*SET EXERCISE:* Only the lines from the start of the data through the line containing "plt.rcParams['font.family'] = ['Open" should be written out, exactly as they are, with both ends included and the pictures left out.

===

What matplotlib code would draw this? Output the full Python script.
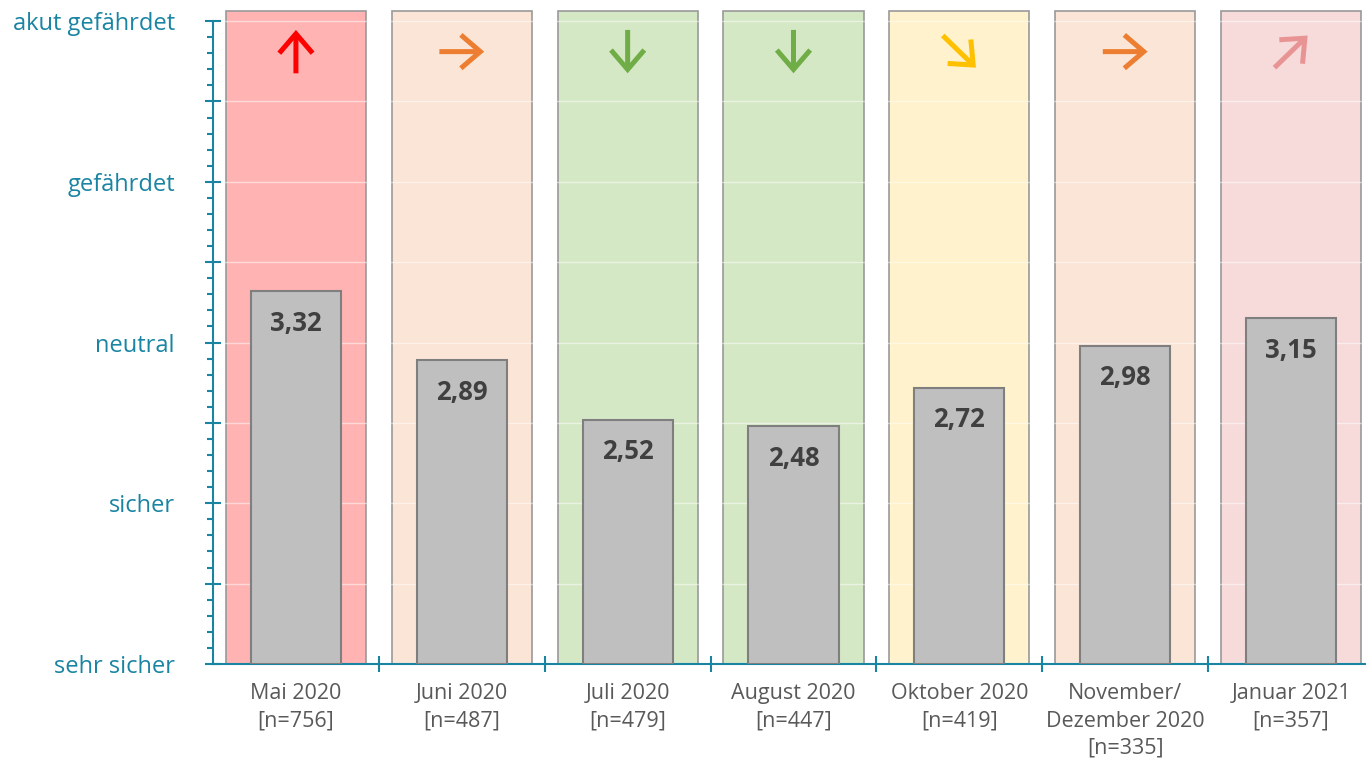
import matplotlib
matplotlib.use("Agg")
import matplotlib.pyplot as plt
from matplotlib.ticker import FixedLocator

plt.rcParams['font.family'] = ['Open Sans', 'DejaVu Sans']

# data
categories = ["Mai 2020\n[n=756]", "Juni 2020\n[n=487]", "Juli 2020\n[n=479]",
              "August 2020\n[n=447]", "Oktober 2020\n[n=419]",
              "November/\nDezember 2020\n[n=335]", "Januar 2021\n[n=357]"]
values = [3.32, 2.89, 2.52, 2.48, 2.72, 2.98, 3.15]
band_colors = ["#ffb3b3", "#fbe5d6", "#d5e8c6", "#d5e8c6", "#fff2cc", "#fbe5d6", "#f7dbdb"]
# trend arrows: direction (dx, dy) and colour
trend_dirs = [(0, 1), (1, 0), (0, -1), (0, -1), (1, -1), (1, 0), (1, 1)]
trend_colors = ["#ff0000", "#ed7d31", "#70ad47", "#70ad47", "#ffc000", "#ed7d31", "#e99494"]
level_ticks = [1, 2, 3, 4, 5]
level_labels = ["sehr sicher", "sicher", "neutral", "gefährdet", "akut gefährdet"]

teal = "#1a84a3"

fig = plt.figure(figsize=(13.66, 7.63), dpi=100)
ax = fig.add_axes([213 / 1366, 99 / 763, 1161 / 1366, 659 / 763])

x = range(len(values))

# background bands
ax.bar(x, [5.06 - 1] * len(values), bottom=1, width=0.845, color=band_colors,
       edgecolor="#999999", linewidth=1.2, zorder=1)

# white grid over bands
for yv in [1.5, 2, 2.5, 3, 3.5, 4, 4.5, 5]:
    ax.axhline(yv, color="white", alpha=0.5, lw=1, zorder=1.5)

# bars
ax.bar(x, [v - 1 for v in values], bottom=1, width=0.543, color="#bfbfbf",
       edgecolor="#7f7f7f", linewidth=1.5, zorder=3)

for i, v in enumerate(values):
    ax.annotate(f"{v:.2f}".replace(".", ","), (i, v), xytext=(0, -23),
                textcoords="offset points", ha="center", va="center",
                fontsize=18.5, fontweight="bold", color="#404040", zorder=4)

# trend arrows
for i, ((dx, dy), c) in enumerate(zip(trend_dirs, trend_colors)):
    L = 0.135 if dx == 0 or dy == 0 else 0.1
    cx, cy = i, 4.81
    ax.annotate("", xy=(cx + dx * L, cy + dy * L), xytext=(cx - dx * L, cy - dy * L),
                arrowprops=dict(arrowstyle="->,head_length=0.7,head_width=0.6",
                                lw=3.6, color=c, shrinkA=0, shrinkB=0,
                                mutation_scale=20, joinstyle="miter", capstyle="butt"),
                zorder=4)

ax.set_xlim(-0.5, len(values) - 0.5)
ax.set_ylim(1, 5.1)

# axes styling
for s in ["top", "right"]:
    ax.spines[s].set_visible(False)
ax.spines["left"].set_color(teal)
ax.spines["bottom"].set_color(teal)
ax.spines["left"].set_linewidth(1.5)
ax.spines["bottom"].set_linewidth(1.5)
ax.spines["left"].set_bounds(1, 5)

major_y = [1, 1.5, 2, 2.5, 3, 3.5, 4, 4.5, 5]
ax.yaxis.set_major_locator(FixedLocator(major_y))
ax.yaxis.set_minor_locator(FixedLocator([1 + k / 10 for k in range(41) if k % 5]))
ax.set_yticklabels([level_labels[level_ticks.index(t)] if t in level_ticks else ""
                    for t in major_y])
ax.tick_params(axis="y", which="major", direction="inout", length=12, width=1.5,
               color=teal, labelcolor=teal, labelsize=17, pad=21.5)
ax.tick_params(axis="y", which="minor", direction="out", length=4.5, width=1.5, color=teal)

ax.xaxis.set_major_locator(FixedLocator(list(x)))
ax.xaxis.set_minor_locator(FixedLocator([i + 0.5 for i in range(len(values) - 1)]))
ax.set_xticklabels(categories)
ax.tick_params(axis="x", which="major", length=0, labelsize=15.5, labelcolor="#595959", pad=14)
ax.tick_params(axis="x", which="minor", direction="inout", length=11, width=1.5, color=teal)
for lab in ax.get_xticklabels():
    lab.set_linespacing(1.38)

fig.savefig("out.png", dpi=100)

===

*CORRECT RESULT:*
What matplotlib code would draw this? Output the full Python script.
import matplotlib
matplotlib.use("Agg")
import matplotlib.pyplot as plt
from matplotlib.ticker import FixedLocator

plt.rcParams['font.family'] = ['Open Sans', 'DejaVu Sans']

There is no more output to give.